DoJ indicted California resident Tassilo Heinrich, charging him with aggravated identity theft and conspiracy to commit wire fraud.

According to DoJ, The Victim Company was an e-commerce platform for online stores that offered services to online merchants, including payments, marketing, shipping, and customer engagement tools. Press reporting identifies the company as Shopify. (See https://techcrunch.com/2021/04/05/shopify-breach-hacker-indicted/) (See also: https://techcrunch.com/2020/09/23/shopify-data-merchant-breach/)

Un-indicted Co-Conspirator 1 (‘UCC1’) was a Philippines-based employee of a third-party contractor who provided customer support services for the Victim Company.

UCC1 was authorized to access certain portions of the Victim Company’s internal network solely for the purpose of performing customer service work for the Victim Company; UCC1 was not authorized to access any portions of the Victim Company’s internal network for any other purpose.

UCC1 would fraudulently gain access to data relating to merchants who used the services offered by the Victim Company, as well as to customers of those merchants, without authorization.

UCC1 would steal the merchant and customer data from the Victim Company’s internal network by either taking screenshots of the data or uploading the data to Google Drive; the stolen data would include, without limitation, merchants and customers’ names, customers’ billing and shipping addresses, customers’ email addresses, items the customers purchased from the merchants, and customers’ payment methods.
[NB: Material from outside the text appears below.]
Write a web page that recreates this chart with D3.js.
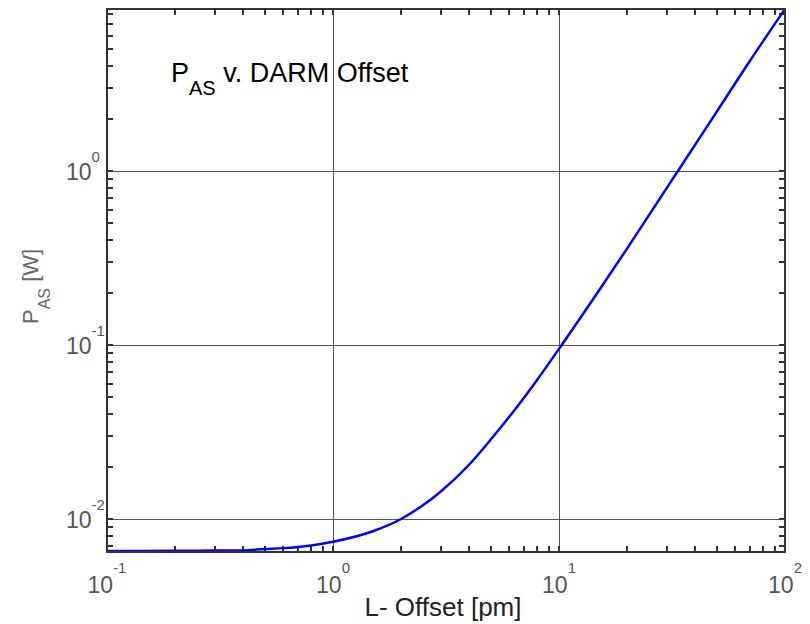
<!DOCTYPE html>
<html>
<head>
<meta charset="utf-8">
<script src="https://cdn.jsdelivr.net/npm/d3@7"></script>
<style>
  body { margin: 0; background: #fff; }
  text { font-family: "Liberation Sans", Arial, sans-serif; }
</style>
</head>
<body>
<script>
// L- offset [pm] and the power at the AS port [W]
var offsetPm = [0.1, 0.2, 0.3, 0.4, 0.5, 0.6, 0.8, 1, 1.5, 2, 2.5, 3, 4, 5, 6, 7, 8, 10, 15, 20, 30, 33.6, 50, 70, 100];
var powerW = [0.00655, 0.00656, 0.00658, 0.0066, 0.00672, 0.0068, 0.00705, 0.0074, 0.0085, 0.0100, 0.0120, 0.0144,
  0.0205, 0.0287, 0.0384, 0.0498, 0.0630, 0.095, 0.205, 0.358, 0.80, 1.0, 2.2, 4.3, 8.53];

var xDecades = [-1, 0, 1, 2];
var yDecades = [-2, -1, 0];

var margin = { top: 9, right: 25, bottom: 72, left: 107 };
var width = 810, height = 624;

var svg = d3.select("body").append("svg")
  .attr("width", width)
  .attr("height", height);

var x = d3.scaleLog().domain([0.1, 100]).range([margin.left, width - margin.right]);
var y = d3.scaleLog().domain([0.00646, 8.53]).range([height - margin.bottom, margin.top]);

var x0 = x.range()[0], x1 = x.range()[1];
var y0 = y.range()[0], y1 = y.range()[1];

// minor + major tick positions
var xTicks = x.ticks();
var yTicks = y.ticks().filter(function (v) { return v >= 0.00646 && v <= 8.53; });

// grid
var grid = svg.append("g").attr("class", "grid")
  .attr("stroke", "#555").attr("stroke-width", 1);
grid.selectAll(".vg")
  .data(xDecades.filter(function (d) { return d > -1 && d < 2; })).enter()
  .append("line")
  .attr("x1", function (d) { return Math.round(x(Math.pow(10, d))) + 0.5; })
  .attr("x2", function (d) { return Math.round(x(Math.pow(10, d))) + 0.5; })
  .attr("y1", y1).attr("y2", y0);
grid.selectAll(".hg")
  .data(yDecades).enter()
  .append("line")
  .attr("y1", function (d) { return Math.round(y(Math.pow(10, d))) + 0.5; })
  .attr("y2", function (d) { return Math.round(y(Math.pow(10, d))) + 0.5; })
  .attr("x1", x0).attr("x2", x1);

// ticks on all four sides, pointing inward
var tickLen = 6;
var ticks = svg.append("g").attr("class", "ticks")
  .attr("stroke", "#333").attr("stroke-width", 2);
[y0, y1].forEach(function (yy, k) {
  ticks.selectAll(".xt" + k)
    .data(xTicks).enter()
    .append("line")
    .attr("x1", function (d) { return Math.round(x(d)); })
    .attr("x2", function (d) { return Math.round(x(d)); })
    .attr("y1", yy)
    .attr("y2", k === 0 ? yy - tickLen : yy + tickLen);
});
[x0, x1].forEach(function (xx, k) {
  ticks.selectAll(".yt" + k)
    .data(yTicks).enter()
    .append("line")
    .attr("y1", function (d) { return Math.round(y(d)); })
    .attr("y2", function (d) { return Math.round(y(d)); })
    .attr("x1", xx)
    .attr("x2", k === 0 ? xx + tickLen : xx - tickLen);
});

// curve
var line = d3.line()
  .x(function (d, i) { return x(offsetPm[i]); })
  .y(function (d) { return y(d); })
  .curve(d3.curveMonotoneX);

svg.append("path")
  .datum(powerW)
  .attr("fill", "none")
  .attr("stroke", "#0000ff")
  .attr("stroke-width", 2.5)
  .attr("d", line);

// frame
svg.append("rect")
  .attr("x", x0).attr("y", y1)
  .attr("width", x1 - x0).attr("height", y0 - y1)
  .attr("fill", "none")
  .attr("stroke", "#333")
  .attr("stroke-width", 2);

// x tick labels
var xl = svg.selectAll(".xl")
  .data(xDecades).enter()
  .append("text")
  .attr("class", "xl")
  .attr("x", function (d) { return x(Math.pow(10, d)); })
  .attr("y", 593)
  .attr("text-anchor", "middle")
  .attr("fill", "#555")
  .style("font-size", "23px");
xl.append("tspan").text("10");
xl.append("tspan").attr("dy", -20).style("font-size", "15px")
  .text(function (d) { return d < 0 ? "-" + (-d) : String(d); });

// y tick labels
var yl = svg.selectAll(".yl")
  .data(yDecades).enter()
  .append("text")
  .attr("class", "yl")
  .attr("x", 66)
  .attr("y", function (d) { return y(Math.pow(10, d)) + 9; })
  .attr("fill", "#555")
  .style("font-size", "23px");
yl.append("tspan").text("10");
yl.append("tspan").attr("dy", -18).style("font-size", "15px")
  .text(function (d) { return d < 0 ? "-" + (-d) : String(d); });

// title
var title = svg.append("text")
  .attr("x", 171).attr("y", 82)
  .attr("fill", "#000")
  .style("font-size", "27px");
title.append("tspan").text("P");
title.append("tspan").attr("dy", 13).style("font-size", "20px").text("AS");
title.append("tspan").attr("dy", -13).text(" v. DARM Offset");

// x axis label
svg.append("text")
  .attr("x", 443).attr("y", 616)
  .attr("text-anchor", "middle")
  .attr("fill", "#222")
  .style("font-size", "26px")
  .text("L- Offset [pm]");

// y axis label
var ylab = svg.append("text")
  .attr("transform", "translate(38,324) rotate(-90)")
  .attr("fill", "#666")
  .style("font-size", "22px");
ylab.append("tspan").text("P");
ylab.append("tspan").attr("dy", 12).style("font-size", "16px").text("AS");
ylab.append("tspan").attr("dy", -12).text(" [W]");
</script>
</body>
</html>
UCC1 would transmit the stolen data to defendant HEINRICH and UCC2.

In exchange for the stolen data, defendant HEINRICH and UCC2 would either pay UCC1 or provide UCC1 false positive reviews by impersonating merchants to whom UCC1 had provided customer service, but who had not given UCC1 a review.

Defendant HEINRICH and UCC2 would use the stolen data for their personal benefit, including (a) by setting up merchant pages that were similar to the pages of the real merchants whose data had been stolen in order to take business away from those merchants, and (b) by selling the data to other co-conspirators who would use the data to commit fraud against the merchants and their customers.